4. Low-volume production

There are many cases in which production volumes do not justify investment in highly expensive production tooling. For this reason, conventional manufacturing techniques, like injection moulding, are typically unsuitable for low-volume production. However, as 3D printing evolves into a technology for production, this has opened up new opportunities for a more cost-effective way to make products in small batches. With zero tooling and setup costs, 3D printing becomes an ideal solution to deliver parts in low quantities.
 

While low-volume production is a compelling use case for 3D printing, several companies are looking for ways to push the technology towards even greater productivity. For example, Betatype, a UK specialist in additive manufacturing, recently hit the headlines with  its 3D printed automotive parts. The company was able to optimise two metal 3D printers to deliver 384 metal parts in a single build in just 34 hours. By comparison, it took 400 hours to make this amount of parts using an unoptimised 3D printer. The cost-per-part has also been reduced from $40 to under $4. The company claims that ‘with an installation of 7 machines running this optimised process, volumes can approach 1 million parts per year — parts that are more functional and more cost-effective.’
 

5. Reduced tooling costs

Manufacturing costs can be substantially reduced by 3D printing production aids, such as jigs and fixtures.
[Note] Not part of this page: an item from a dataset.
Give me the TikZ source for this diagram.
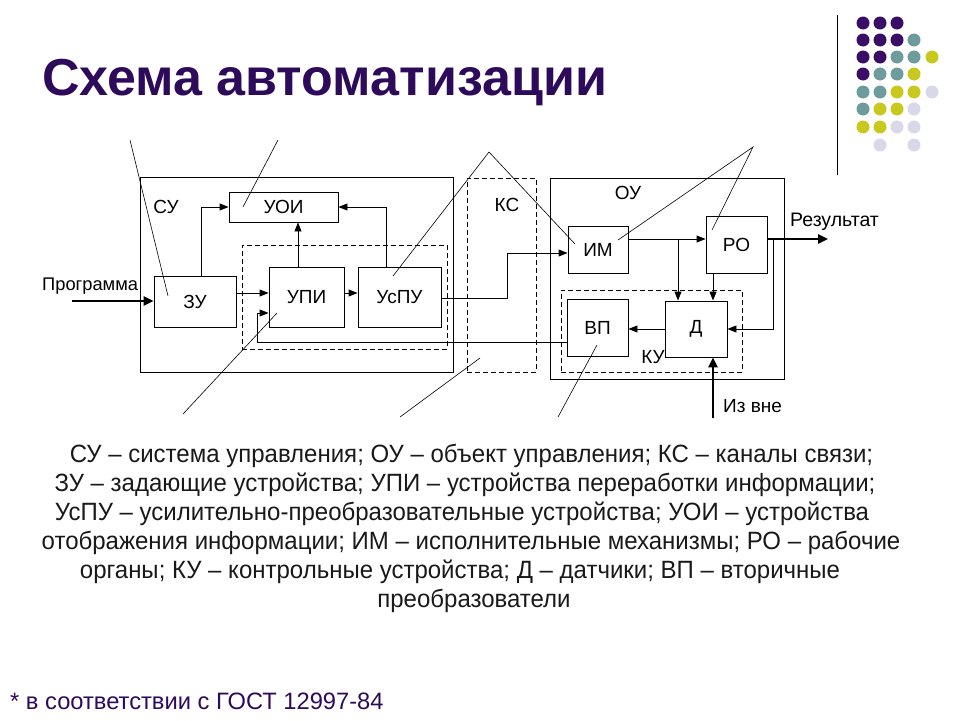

Jigs and fixtures are often outsourced to external suppliers, where they are CNC machined or manually welded and assembled. However, 3D printing jigs and fixtures in-house can prove to be a much faster and cheaper alternative.  
 

Volkswagen Autoeuropa has been printing custom tools for several years now, using Ultimaker 3D printers. The technology allows the company to create lightweight jigs and fixtures, designed for better ergonomics and improved performance. Most impressively,  in-house 3D printing helps Volkswagen Autoeuropa to achieve more than 90% in cost reductions when compared to sourcing the tools externally.
 

6. 3D printing spare parts

Many industries maintain a stock of spare parts of infrequent and low demand, and this can prove a costly expenditure. With 3D printing, there is no need to keep inventory for such spare parts at all. By leveraging the technology, manufacturers can produce spare parts on demand, reducing the number of stored parts, and thereby decreasing inventory costs.
 

With the advent of distributed manufacturing, OEMs and spare part suppliers are also taking steps to establish localised AM facilities for 3D printing spare parts closer to customers. This leads to faster and simpler delivery, driving down the logistical costs and reducing the complexity of the supply chain.